Meetings all
morning followed by two shows: Claire Cunningham / National Theatre of
Scotland’s Menage a Trois – a dance piece about disability and love, rather
slow and with superfluous graphics; and Gandini Juggling’s Smashed – a homage
to Pina Bausch, featuring nine jugglers, a great many apples and some crockery.
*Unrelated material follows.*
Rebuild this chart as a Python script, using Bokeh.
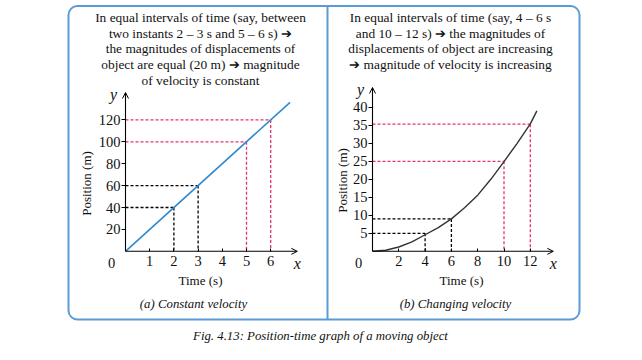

Tongue-in-cheek it may have been, but after a fun first 20 minutes it became
rather purile, bordering on sexist. I don’t think Bausch would have appreciated
it.
In between the two I experienced Gregor Schneider's Susser Duft (Sweet Scent), an art installation in the basement of Summerhall (which, in my opinion, was the venue this festival). A guard with a walky-talky opens a big white door and in you go. You are in a totally white corridor. There's a door on the left. You open it and there's another totally white room, even the floor. You come out and walk to the end of the corridor, open the door and enter a small, dark, metallic room full of ten naked black men. They look away from you and you cautiously walk through them. And that's it. Two minutes max. Very weird, uncomfortable experience and yet there is an urge to laugh as you exit into the sunny cafe, despite the unfunny subject matter - a comment on slavery and racism
It’s nearing
the end of the week and I’m kind of longing for a straight-forward play on a
stage, no projections, graphics, other effects, just a few decent actors and
a really good story. Stoppard, Ayckbourn, Hare, even Ibsen godforbid.